Não sou especialista tributário, mas sempre me questionei muito a respeito da regra de se tributar cada vez mais, na medida em que a riqueza se eleva. A coisa funciona mais ou menos assim: se lucro 1 milhão, então pagarei 10% de impostos. Se os negócios prosperam a ponto de fazerem com que os lucros tripliquem então também minha carga tributária se eleva na mesma proporção. Ou seja, quanto mais gero riquezas; quanto mais abro postos de trabalho; quanto maior for a minha folha de salários; maior também será minha carga tributária. Que contra-senso! Afinal de contas, o governo não deseja exatamente isso? Mais pessoas empregadas, trabalhando, tendo uma ocupação profissional e ganhando em troca algum rendimento? Pois bem. Em tais casos, tributações cada vez maiores acabam desestimulando o empresariado a produzir, a gerar mais riquezas, não é verdade? Ela acaba funcionando como uma penalidade para quem se compromete com o crescimento e o desenvolvimento econômico!
Além disso, é certo que políticas tributárias cada vez mais agressivas estimulam a sonegação de impostos e levam para a informalidade importantes segmentos econômicos que poderiam deixar uma boa fatia de tributos para os cofres públicos, especialmente em tempos de vacas magras (nossa atual situação).
E se invertêssemos a pirâmide da tributação? Em outras palavras: e se de agora em diante, ao invés de tributações progressivas, passássemos a conviver com tributações regressivas? O que aconteceria? No exemplo apontado anteriormente, caso o lucro triplicasse a carga tributária seria reduzida em algum ponto percentual. Isso certamente estimularia a produção e o consumo interno. Caso o setor empresarial continuasse a crescer, a carga tributária também continuaria caindo.
Em outras palavras.
Num primeiro momento, o governo renunciaria a parcelas de suas receitas. Isso faria com que um estabelecimento, se desejasse pagar menos impostos, teria de estimular sua produção gerando mais renda e emprego. E aí? Será que realmente a arrecadação cairia? A geração de novas riquezas e mais postos de trabalho certamente alargariam a base contributiva de todo o sistema econômico, o que poderia ser traduzido por mais impostos arrecadados, justamente porque o volume da produção como um todo experimentaria uma aspiral ascendente.

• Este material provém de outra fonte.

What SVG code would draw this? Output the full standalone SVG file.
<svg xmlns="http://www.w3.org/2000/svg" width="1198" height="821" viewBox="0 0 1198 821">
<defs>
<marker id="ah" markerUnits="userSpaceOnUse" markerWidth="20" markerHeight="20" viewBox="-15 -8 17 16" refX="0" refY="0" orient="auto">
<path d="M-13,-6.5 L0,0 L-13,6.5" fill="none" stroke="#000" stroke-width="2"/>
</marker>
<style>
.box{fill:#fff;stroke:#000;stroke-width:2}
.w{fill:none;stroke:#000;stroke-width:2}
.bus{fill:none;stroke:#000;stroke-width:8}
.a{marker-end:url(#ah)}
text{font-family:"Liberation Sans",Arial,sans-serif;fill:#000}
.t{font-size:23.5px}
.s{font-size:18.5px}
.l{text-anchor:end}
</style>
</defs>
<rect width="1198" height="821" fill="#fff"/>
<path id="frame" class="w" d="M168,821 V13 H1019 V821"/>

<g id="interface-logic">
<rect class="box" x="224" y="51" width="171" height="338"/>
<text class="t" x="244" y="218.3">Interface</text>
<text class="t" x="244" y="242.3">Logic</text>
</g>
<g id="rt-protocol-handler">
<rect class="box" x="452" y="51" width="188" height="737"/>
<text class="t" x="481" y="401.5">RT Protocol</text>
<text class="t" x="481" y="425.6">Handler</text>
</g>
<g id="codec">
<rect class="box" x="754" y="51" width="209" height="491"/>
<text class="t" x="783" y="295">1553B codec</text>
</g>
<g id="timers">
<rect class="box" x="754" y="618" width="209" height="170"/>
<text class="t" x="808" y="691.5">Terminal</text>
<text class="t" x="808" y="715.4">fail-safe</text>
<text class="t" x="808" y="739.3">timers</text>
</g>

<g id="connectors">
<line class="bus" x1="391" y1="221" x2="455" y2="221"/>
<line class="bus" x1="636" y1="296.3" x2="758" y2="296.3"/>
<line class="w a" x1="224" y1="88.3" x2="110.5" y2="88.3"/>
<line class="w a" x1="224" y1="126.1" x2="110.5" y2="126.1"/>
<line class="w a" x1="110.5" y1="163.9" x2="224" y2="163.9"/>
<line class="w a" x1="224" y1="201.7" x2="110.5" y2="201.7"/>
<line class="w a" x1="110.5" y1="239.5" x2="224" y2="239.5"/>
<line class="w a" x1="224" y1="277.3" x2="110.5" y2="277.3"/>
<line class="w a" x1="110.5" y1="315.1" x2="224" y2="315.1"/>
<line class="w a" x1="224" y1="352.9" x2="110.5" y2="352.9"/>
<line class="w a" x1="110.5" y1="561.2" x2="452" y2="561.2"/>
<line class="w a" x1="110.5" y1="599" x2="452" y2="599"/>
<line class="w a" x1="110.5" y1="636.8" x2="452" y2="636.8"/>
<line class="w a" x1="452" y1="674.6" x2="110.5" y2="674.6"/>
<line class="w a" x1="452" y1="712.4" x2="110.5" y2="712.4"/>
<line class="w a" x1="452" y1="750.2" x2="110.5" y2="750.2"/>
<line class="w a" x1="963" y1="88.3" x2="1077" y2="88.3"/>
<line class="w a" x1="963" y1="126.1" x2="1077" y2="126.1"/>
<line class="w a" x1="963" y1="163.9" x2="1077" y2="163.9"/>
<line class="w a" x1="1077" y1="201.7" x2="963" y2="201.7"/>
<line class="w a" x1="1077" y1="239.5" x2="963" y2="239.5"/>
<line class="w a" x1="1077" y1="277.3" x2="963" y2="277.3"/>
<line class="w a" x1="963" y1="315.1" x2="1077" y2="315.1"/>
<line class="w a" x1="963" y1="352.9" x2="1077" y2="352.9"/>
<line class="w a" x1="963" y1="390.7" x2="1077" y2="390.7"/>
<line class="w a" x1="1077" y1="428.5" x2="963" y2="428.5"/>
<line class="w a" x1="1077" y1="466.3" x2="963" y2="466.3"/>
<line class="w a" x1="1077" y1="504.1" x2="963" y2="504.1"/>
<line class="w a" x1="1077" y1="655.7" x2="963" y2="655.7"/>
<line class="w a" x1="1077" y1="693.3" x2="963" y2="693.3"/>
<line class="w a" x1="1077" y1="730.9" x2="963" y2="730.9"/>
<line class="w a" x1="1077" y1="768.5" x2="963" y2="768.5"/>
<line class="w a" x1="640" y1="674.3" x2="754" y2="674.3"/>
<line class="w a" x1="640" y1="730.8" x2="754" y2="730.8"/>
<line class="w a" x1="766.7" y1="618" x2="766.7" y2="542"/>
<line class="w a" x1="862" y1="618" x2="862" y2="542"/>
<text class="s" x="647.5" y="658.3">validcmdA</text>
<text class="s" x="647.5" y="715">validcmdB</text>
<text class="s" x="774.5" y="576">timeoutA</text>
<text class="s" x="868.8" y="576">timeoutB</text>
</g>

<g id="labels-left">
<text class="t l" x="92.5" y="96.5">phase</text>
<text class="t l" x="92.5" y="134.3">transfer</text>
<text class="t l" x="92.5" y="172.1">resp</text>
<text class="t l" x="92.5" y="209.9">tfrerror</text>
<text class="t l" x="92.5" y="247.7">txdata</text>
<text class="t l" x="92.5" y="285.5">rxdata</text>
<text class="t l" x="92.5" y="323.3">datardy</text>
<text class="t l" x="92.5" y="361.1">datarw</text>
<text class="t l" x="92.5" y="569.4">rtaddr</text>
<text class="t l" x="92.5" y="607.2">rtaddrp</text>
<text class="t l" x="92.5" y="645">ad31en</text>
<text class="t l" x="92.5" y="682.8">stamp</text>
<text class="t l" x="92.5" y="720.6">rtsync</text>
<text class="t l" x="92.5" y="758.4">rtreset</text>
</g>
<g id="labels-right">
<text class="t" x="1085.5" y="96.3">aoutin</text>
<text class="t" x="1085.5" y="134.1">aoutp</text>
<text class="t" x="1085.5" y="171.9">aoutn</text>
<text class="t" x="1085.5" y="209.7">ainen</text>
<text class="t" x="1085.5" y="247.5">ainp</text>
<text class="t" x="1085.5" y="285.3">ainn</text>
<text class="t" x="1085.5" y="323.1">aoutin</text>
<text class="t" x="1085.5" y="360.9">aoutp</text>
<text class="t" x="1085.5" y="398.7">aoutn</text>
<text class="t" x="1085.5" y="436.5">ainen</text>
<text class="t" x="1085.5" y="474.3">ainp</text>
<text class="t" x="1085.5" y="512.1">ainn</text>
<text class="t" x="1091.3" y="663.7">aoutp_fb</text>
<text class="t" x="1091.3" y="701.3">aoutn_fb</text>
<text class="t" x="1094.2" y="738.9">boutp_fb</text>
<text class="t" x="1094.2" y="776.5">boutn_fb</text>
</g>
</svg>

Conquanto uma resposta precisa para tais questionamentos passe pelo crivo da Econometria (responsável por medir o impacto de políticas econômicas numa economia), não é difícil imaginar que ideias como essas poderiam facilmente cair no gosto do empresariado, já amplamente massacrado por cargas tributárias absurdamente altas. Ou seja, o governo Temer conquistaria a confiança do grande capital, além de encontrar uma saída igualmente viável para a crise que ora atravessamos e para irrigar os ressequidos cofres públicos. E já que estamos falando em reforma tributária, por que não incluirmos medidas como esta na pauta de negociação? É absurda? Acredito que não. Muito pelo contrário. Trata-se de uma medida ousada e, acima de tudo, sedutora para todo o sistema econômico.
Num cenário com essa perspectiva, é muito provável que os segmentos econômicos começassem a investir maciçamente na geração de riquezas, a fim de pagarem menos impostos. Quem já paga elevadas fatias tributárias poderia reduzir sua pesada carga. A sobra de recursos daí advinda poderia ser aplicada nas mais diversas situações (redução de endividamentos, aquisição de máquinas e equipamentos, contratação de mais força de trabalho, compras de insumos para a produção, etc.) fazendo novamente girar a roda da economia como um todo. Certamente, um excelente círculo virtuoso!
Mas será que o governo Temer teria peito para tomar medidas tão ousadas como essa? Não sei. Só sei que de tão audaciosa, iniciativas dessa natureza só existem na cabeça de quem vos escreve e de talvez uma meia dúzia de tributaristas espalhados por esse mundo.